Shedding light on the molecular interaction between the Hepatitis B virus inhibitor, clevudine, and human serum albumin: Thermodynamic, spectroscopic, microscopic, and in silico analyses

Abstract

The molecular interaction between clevudine (CLV), a hepatitis B virus inhibitor, and human serum albumin (HSA), the major transporter in plasma, was investigated via fluorescence, UV–vis absorption, circular dichroism (CD), atomic force microscopy (AFM), and molecular modelling approaches. A steady reduction in the Stern-Volmer quenching constant (Ksv) with increasing temperature endorsed the static mode of the protein fluorescence quenching upon CLV addition, thus confirming CLV-HSA complex formation. This finding was supported by alteration in the UV–vis absorption spectrum of HSA upon CLV addition, higher value (>10 10 M−1 s−1) of the bimolecular quenching rate constant (kq), along with swelling of the HSA molecule in the presence of CLV, as revealed by AFM. Fluorescence quenching titration established a weak binding affinity from the values of the binding constant (Ka=8.65-11.20×103 M−1) at various temperatures (290, 300, 310 and 315 K) for the CLV-HSA system. According to the thermodynamic data (ΔS = +51.89 J mol−1 K−1 and ΔH = −7.69 KJmol−1) of the binding reaction, hydrophobic interactions, hydrogen bonds, and van der Waals forces stabilized the CLV-HSA complex. Lesser changes in both secondary and tertiary structures of HSA upon CLV binding were ratified from the far-UV and the near-UV CD spectral results.

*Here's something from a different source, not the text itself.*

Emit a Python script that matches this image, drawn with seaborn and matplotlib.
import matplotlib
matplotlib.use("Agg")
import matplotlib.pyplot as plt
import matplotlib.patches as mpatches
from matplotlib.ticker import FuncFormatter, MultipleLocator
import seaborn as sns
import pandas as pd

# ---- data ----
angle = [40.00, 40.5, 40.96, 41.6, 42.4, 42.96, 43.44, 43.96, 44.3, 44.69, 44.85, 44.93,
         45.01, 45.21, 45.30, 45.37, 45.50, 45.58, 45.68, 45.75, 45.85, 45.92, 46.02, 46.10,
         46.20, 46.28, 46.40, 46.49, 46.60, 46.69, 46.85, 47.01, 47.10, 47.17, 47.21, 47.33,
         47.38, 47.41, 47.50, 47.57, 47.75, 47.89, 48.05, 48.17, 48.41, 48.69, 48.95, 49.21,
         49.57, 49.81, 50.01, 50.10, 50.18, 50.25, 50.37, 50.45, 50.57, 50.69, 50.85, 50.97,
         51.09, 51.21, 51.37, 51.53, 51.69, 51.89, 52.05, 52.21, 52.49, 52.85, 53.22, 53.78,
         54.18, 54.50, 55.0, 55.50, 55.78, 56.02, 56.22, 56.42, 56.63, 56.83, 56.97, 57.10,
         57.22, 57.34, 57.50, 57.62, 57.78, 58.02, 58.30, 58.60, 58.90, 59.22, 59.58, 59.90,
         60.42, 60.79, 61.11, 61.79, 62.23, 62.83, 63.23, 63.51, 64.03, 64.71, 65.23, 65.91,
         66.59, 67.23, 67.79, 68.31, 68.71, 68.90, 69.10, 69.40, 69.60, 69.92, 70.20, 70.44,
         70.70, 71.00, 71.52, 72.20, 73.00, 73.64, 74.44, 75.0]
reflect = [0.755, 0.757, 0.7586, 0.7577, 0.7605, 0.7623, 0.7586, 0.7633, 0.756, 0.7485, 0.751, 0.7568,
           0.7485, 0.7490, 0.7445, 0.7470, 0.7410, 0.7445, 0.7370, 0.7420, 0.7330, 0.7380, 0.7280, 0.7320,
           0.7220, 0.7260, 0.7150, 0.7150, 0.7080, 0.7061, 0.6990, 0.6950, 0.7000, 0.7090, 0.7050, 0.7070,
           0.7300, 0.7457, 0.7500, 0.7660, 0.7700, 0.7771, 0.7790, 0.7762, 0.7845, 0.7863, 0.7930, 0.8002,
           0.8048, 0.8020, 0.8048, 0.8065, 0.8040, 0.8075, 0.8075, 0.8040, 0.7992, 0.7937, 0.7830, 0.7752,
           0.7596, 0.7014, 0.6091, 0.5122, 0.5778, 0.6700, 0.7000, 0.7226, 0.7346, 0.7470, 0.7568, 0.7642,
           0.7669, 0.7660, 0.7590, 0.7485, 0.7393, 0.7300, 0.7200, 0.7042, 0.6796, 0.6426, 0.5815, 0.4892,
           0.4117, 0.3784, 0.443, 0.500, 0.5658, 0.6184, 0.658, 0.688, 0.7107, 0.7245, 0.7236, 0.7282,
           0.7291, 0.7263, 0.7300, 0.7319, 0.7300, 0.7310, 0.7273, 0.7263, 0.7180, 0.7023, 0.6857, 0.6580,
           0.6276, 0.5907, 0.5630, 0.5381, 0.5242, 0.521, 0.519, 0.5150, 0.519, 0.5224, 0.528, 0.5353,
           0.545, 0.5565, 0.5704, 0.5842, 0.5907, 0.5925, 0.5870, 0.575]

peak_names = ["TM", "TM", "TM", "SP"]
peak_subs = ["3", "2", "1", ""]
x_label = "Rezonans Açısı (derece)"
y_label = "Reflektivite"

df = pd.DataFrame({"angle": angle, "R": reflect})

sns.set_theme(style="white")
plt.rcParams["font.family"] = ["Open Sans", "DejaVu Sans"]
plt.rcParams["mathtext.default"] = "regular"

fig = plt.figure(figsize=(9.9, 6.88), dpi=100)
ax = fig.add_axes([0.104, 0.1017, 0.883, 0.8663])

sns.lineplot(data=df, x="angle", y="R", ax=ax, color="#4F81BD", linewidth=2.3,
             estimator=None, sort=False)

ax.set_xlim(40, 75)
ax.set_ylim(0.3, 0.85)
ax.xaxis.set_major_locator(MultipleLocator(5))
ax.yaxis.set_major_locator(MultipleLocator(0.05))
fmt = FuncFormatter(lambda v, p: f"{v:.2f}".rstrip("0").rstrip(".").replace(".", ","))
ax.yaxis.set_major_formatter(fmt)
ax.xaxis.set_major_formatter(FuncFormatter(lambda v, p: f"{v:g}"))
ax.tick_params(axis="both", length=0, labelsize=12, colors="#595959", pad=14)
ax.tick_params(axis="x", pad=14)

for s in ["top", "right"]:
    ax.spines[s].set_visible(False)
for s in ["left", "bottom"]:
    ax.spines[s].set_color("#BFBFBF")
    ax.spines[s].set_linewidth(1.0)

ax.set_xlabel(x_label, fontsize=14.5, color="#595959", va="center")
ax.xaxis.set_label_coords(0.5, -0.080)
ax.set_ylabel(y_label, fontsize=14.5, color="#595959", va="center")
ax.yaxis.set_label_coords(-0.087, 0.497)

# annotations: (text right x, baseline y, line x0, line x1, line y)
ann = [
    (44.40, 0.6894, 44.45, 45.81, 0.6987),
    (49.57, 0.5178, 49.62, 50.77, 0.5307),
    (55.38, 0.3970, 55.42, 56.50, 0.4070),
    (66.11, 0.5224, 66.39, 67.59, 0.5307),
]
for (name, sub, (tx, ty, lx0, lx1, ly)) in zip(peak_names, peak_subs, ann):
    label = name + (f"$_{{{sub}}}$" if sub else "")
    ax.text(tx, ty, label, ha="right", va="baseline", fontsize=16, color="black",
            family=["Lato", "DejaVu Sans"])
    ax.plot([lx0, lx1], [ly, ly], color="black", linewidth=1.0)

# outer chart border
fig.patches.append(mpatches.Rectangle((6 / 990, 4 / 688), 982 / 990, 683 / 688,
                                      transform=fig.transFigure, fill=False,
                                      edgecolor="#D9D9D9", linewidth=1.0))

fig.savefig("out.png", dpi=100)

In addition, the microenvironment around HSA’s Trp and Tyr residues was also altered, as deduced from three-dimensional fluorescence spectra. The protein showed some resistance against thermal stress in the presence of CLV. The binding site of CLV in subdomain IIA (Site I) of HSA was identified by competitive displacement and molecular docking findings.